| What you should do |
Set down, exactly as written, the lines from the top of the data to the line that holds "4.5, 4.5, 4, 0];", and omit the pictures.

| Available data |
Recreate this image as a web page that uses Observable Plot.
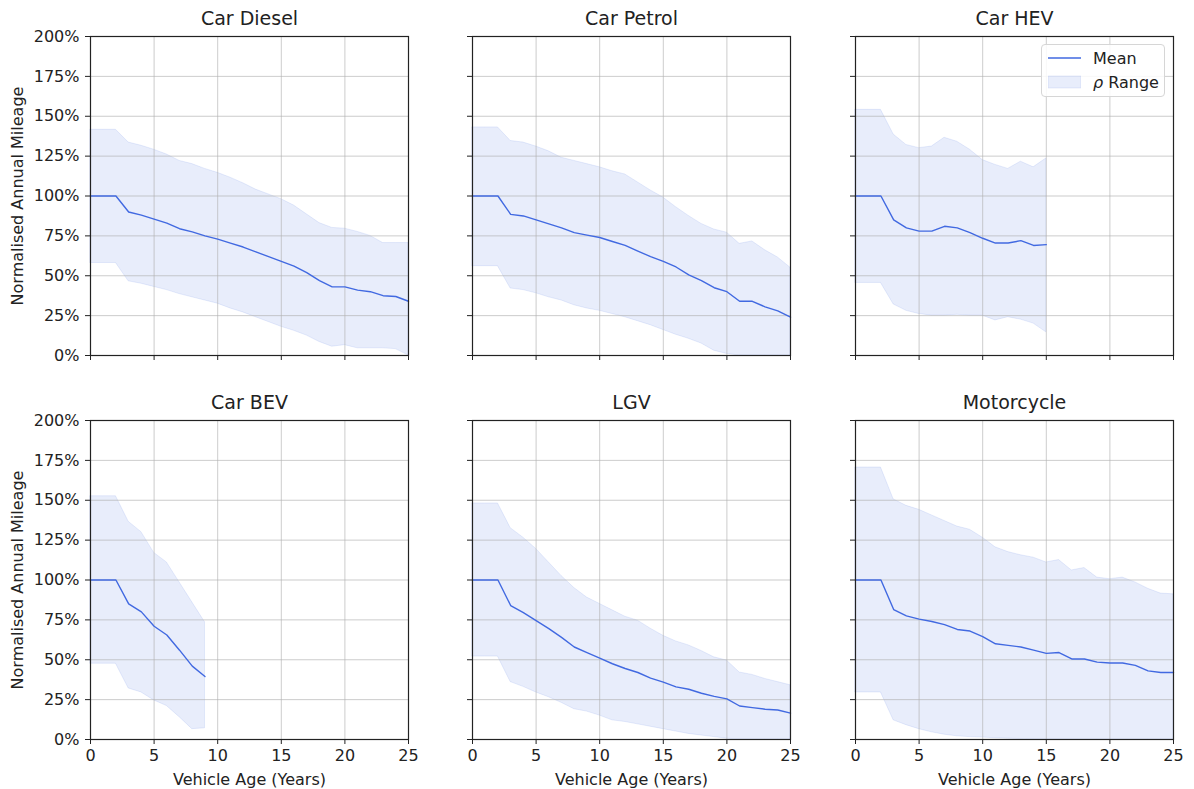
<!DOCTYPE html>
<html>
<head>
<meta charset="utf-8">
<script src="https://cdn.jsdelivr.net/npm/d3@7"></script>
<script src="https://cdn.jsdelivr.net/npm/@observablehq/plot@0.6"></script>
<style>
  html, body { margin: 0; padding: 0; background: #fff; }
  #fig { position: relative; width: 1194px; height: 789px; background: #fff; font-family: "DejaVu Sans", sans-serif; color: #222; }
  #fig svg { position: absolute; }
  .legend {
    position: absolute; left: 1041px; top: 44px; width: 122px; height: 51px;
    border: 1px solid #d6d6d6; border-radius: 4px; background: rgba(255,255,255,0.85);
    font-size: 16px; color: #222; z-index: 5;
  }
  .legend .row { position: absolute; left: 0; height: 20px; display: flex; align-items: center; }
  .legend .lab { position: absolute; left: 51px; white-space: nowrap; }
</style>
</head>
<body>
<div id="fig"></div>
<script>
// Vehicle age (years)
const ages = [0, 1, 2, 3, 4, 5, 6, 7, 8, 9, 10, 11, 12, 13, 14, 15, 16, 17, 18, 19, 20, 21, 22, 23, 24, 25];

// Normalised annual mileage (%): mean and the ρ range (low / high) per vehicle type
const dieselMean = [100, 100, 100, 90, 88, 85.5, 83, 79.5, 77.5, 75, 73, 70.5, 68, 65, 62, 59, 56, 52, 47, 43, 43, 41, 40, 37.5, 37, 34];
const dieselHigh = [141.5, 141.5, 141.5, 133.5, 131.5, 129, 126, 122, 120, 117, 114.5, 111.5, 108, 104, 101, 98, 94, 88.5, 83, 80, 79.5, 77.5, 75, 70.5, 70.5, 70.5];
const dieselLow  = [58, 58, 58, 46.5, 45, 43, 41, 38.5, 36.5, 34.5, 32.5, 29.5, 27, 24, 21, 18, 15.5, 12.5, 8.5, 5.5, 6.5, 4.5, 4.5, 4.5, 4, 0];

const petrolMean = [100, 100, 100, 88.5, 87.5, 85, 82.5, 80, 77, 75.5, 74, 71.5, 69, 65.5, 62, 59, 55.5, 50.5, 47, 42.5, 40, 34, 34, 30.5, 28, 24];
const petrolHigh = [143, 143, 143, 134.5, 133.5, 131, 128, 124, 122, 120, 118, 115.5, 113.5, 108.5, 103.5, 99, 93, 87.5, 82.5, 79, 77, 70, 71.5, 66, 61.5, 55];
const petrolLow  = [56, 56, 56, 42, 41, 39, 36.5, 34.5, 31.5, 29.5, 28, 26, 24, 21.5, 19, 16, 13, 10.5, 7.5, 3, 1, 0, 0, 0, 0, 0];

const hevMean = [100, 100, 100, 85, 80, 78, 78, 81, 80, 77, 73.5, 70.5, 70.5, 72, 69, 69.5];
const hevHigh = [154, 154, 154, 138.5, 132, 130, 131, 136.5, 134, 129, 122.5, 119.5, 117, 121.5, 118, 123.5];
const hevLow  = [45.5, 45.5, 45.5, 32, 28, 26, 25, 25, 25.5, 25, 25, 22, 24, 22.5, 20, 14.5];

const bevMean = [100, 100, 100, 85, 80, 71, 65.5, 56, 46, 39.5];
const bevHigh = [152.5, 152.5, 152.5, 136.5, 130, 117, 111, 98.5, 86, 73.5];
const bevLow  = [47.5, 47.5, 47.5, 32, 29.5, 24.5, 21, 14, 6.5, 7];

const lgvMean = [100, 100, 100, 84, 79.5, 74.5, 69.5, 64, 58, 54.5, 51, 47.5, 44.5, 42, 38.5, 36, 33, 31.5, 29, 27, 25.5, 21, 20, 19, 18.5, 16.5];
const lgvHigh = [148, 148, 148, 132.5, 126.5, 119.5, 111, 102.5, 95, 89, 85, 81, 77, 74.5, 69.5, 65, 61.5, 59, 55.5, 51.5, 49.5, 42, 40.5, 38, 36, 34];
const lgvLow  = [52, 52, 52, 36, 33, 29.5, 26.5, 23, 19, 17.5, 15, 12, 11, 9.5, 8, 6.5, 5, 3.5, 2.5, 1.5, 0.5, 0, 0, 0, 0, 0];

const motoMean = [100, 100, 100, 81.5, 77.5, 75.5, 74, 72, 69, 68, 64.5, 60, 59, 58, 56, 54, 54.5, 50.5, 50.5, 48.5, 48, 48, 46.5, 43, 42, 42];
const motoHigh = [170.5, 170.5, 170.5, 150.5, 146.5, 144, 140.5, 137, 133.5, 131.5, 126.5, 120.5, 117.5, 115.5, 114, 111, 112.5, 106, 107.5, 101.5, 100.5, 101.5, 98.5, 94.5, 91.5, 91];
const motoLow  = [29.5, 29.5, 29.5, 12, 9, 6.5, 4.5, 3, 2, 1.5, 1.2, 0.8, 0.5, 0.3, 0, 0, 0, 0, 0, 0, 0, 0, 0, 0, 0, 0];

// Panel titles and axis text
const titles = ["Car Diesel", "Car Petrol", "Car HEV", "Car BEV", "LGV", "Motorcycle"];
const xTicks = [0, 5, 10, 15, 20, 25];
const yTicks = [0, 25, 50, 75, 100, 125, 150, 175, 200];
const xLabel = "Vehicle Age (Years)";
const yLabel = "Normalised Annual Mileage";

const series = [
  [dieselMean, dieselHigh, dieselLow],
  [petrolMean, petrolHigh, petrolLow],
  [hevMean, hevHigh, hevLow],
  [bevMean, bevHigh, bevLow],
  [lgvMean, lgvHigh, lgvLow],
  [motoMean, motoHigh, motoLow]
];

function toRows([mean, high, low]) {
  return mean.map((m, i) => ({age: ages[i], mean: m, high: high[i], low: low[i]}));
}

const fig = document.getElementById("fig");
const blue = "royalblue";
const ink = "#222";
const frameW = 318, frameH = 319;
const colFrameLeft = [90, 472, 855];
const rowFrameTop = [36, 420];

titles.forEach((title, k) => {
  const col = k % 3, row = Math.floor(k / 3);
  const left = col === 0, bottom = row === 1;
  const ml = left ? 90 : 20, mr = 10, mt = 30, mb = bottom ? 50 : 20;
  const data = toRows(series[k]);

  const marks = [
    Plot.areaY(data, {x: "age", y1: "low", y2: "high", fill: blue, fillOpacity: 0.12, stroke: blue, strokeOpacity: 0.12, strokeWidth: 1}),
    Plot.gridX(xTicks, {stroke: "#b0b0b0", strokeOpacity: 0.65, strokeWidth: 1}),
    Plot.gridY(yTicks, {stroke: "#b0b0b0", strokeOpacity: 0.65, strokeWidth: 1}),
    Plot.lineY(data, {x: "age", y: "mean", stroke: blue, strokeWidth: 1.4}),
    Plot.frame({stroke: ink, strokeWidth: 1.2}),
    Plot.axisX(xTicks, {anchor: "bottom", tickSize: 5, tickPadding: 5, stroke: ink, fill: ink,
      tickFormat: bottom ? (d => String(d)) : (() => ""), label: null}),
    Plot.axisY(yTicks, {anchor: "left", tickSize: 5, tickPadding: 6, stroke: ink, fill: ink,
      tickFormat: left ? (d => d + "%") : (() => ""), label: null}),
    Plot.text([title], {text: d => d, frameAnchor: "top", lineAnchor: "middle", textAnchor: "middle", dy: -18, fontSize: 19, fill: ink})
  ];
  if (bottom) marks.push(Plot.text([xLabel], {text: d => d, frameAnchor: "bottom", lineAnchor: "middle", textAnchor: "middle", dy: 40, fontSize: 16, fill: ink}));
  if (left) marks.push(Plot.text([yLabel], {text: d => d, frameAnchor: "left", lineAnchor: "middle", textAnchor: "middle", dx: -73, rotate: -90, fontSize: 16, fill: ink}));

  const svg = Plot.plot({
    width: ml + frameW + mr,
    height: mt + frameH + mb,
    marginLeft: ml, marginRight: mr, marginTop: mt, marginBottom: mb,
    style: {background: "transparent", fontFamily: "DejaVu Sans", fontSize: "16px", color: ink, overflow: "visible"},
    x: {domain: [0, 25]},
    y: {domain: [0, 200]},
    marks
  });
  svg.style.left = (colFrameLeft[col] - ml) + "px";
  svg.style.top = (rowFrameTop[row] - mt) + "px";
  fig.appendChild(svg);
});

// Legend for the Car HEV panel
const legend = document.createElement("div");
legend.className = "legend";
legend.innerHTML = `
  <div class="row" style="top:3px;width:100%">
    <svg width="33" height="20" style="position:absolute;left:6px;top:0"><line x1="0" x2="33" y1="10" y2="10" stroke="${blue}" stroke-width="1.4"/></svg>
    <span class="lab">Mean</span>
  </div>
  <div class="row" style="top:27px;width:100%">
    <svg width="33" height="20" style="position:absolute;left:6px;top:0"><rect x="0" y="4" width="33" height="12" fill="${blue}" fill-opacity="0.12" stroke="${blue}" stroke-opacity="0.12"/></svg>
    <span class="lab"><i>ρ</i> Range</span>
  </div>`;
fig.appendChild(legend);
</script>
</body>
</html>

| Full output |
Recreate this image as a web page that uses Observable Plot.
<!DOCTYPE html>
<html>
<head>
<meta charset="utf-8">
<script src="https://cdn.jsdelivr.net/npm/d3@7"></script>
<script src="https://cdn.jsdelivr.net/npm/@observablehq/plot@0.6"></script>
<style>
  html, body { margin: 0; padding: 0; background: #fff; }
  #fig { position: relative; width: 1194px; height: 789px; background: #fff; font-family: "DejaVu Sans", sans-serif; color: #222; }
  #fig svg { position: absolute; }
  .legend {
    position: absolute; left: 1041px; top: 44px; width: 122px; height: 51px;
    border: 1px solid #d6d6d6; border-radius: 4px; background: rgba(255,255,255,0.85);
    font-size: 16px; color: #222; z-index: 5;
  }
  .legend .row { position: absolute; left: 0; height: 20px; display: flex; align-items: center; }
  .legend .lab { position: absolute; left: 51px; white-space: nowrap; }
</style>
</head>
<body>
<div id="fig"></div>
<script>
// Vehicle age (years)
const ages = [0, 1, 2, 3, 4, 5, 6, 7, 8, 9, 10, 11, 12, 13, 14, 15, 16, 17, 18, 19, 20, 21, 22, 23, 24, 25];

// Normalised annual mileage (%): mean and the ρ range (low / high) per vehicle type
const dieselMean = [100, 100, 100, 90, 88, 85.5, 83, 79.5, 77.5, 75, 73, 70.5, 68, 65, 62, 59, 56, 52, 47, 43, 43, 41, 40, 37.5, 37, 34];
const dieselHigh = [141.5, 141.5, 141.5, 133.5, 131.5, 129, 126, 122, 120, 117, 114.5, 111.5, 108, 104, 101, 98, 94, 88.5, 83, 80, 79.5, 77.5, 75, 70.5, 70.5, 70.5];
const dieselLow  = [58, 58, 58, 46.5, 45, 43, 41, 38.5, 36.5, 34.5, 32.5, 29.5, 27, 24, 21, 18, 15.5, 12.5, 8.5, 5.5, 6.5, 4.5, 4.5, 4.5, 4, 0];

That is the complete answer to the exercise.